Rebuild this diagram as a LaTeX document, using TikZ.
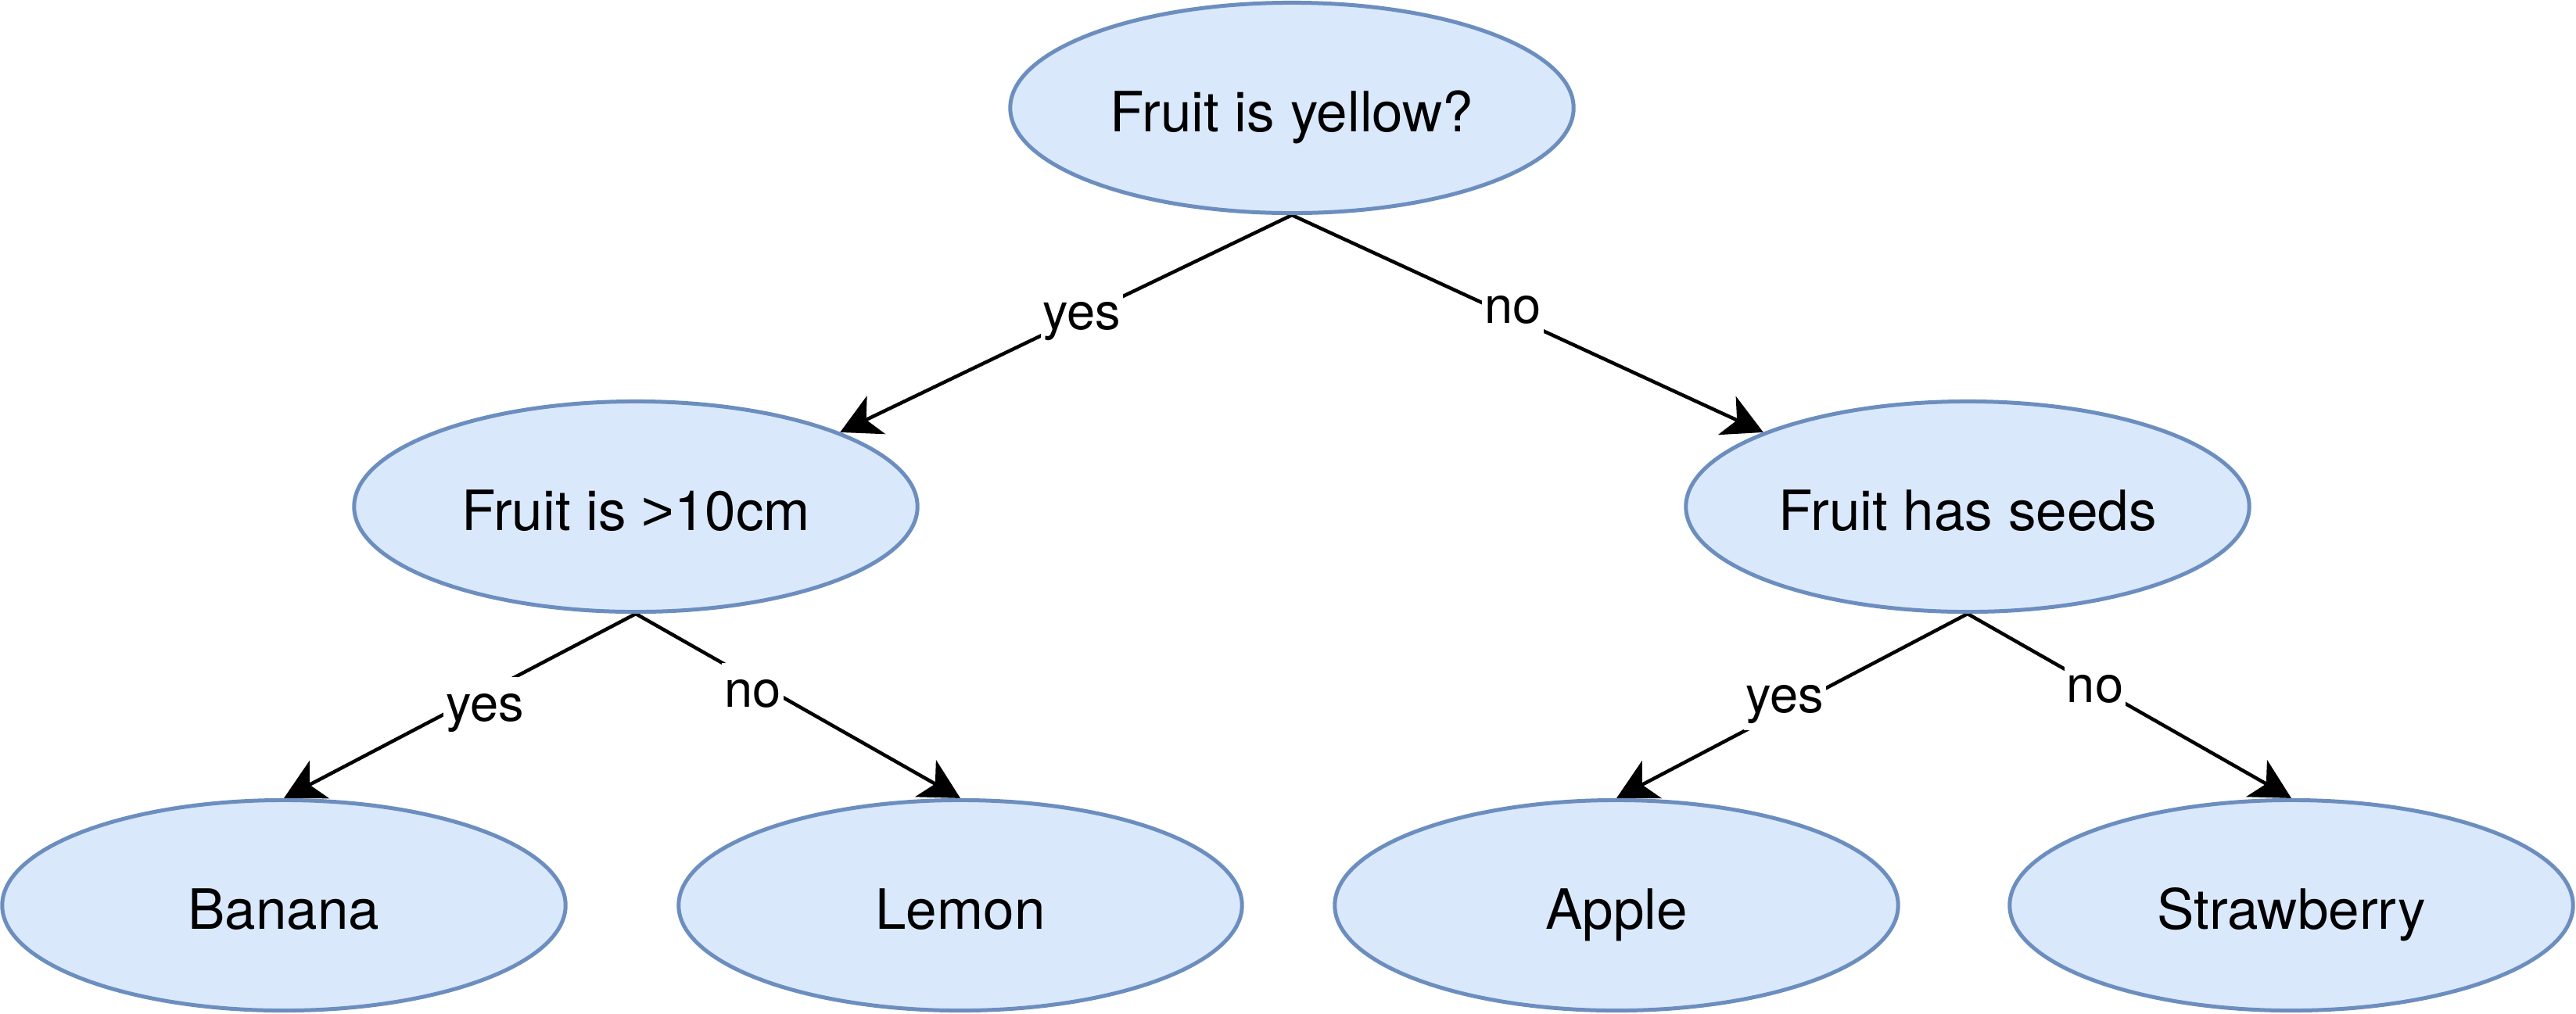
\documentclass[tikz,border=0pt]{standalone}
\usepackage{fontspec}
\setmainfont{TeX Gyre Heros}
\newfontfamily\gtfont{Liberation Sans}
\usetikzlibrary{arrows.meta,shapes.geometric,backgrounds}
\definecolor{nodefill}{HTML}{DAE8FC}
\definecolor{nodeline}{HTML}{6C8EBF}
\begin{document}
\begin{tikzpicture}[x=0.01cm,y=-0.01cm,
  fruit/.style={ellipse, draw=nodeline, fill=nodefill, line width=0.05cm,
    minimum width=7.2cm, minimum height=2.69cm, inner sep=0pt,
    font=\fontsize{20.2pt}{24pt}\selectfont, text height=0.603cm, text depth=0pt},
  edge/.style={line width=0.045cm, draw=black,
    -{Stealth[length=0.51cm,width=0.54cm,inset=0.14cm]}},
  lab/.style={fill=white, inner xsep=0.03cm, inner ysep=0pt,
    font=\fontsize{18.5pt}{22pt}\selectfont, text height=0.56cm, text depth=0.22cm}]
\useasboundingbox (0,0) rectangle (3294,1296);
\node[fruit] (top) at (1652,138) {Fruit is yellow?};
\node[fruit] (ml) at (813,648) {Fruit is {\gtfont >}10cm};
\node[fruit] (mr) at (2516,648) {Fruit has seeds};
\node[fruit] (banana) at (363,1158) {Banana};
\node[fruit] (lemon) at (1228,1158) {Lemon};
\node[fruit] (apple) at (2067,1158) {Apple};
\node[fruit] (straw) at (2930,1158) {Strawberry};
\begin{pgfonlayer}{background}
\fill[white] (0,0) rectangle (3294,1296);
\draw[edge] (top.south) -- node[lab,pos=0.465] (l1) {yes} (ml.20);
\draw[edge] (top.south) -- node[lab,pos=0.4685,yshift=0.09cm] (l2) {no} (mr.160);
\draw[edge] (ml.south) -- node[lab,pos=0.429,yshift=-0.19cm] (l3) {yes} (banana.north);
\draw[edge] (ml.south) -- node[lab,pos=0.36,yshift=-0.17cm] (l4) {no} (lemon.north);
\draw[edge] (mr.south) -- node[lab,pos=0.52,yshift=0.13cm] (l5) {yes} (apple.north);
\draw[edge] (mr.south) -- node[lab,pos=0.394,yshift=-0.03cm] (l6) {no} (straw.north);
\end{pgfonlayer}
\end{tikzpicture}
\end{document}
____________________
** The problem **
Transcribe the listing in full and omit the pictures.

** The answer **
Rebuild this diagram as a LaTeX document, using TikZ.
\documentclass[tikz,border=0pt]{standalone}
\usepackage{fontspec}
\setmainfont{TeX Gyre Heros}
\newfontfamily\gtfont{Liberation Sans}
\usetikzlibrary{arrows.meta,shapes.geometric,backgrounds}
\definecolor{nodefill}{HTML}{DAE8FC}
\definecolor{nodeline}{HTML}{6C8EBF}
\begin{document}
\begin{tikzpicture}[x=0.01cm,y=-0.01cm,
  fruit/.style={ellipse, draw=nodeline, fill=nodefill, line width=0.05cm,
    minimum width=7.2cm, minimum height=2.69cm, inner sep=0pt,
    font=\fontsize{20.2pt}{24pt}\selectfont, text height=0.603cm, text depth=0pt},
  edge/.style={line width=0.045cm, draw=black,
    -{Stealth[length=0.51cm,width=0.54cm,inset=0.14cm]}},
  lab/.style={fill=white, inner xsep=0.03cm, inner ysep=0pt,
    font=\fontsize{18.5pt}{22pt}\selectfont, text height=0.56cm, text depth=0.22cm}]
\useasboundingbox (0,0) rectangle (3294,1296);
\node[fruit] (top) at (1652,138) {Fruit is yellow?};
\node[fruit] (ml) at (813,648) {Fruit is {\gtfont >}10cm};
\node[fruit] (mr) at (2516,648) {Fruit has seeds};
\node[fruit] (banana) at (363,1158) {Banana};
\node[fruit] (lemon) at (1228,1158) {Lemon};
\node[fruit] (apple) at (2067,1158) {Apple};
\node[fruit] (straw) at (2930,1158) {Strawberry};
\begin{pgfonlayer}{background}
\fill[white] (0,0) rectangle (3294,1296);
\draw[edge] (top.south) -- node[lab,pos=0.465] (l1) {yes} (ml.20);
\draw[edge] (top.south) -- node[lab,pos=0.4685,yshift=0.09cm] (l2) {no} (mr.160);
\draw[edge] (ml.south) -- node[lab,pos=0.429,yshift=-0.19cm] (l3) {yes} (banana.north);
\draw[edge] (ml.south) -- node[lab,pos=0.36,yshift=-0.17cm] (l4) {no} (lemon.north);
\draw[edge] (mr.south) -- node[lab,pos=0.52,yshift=0.13cm] (l5) {yes} (apple.north);
\draw[edge] (mr.south) -- node[lab,pos=0.394,yshift=-0.03cm] (l6) {no} (straw.north);
\end{pgfonlayer}
\end{tikzpicture}
\end{document}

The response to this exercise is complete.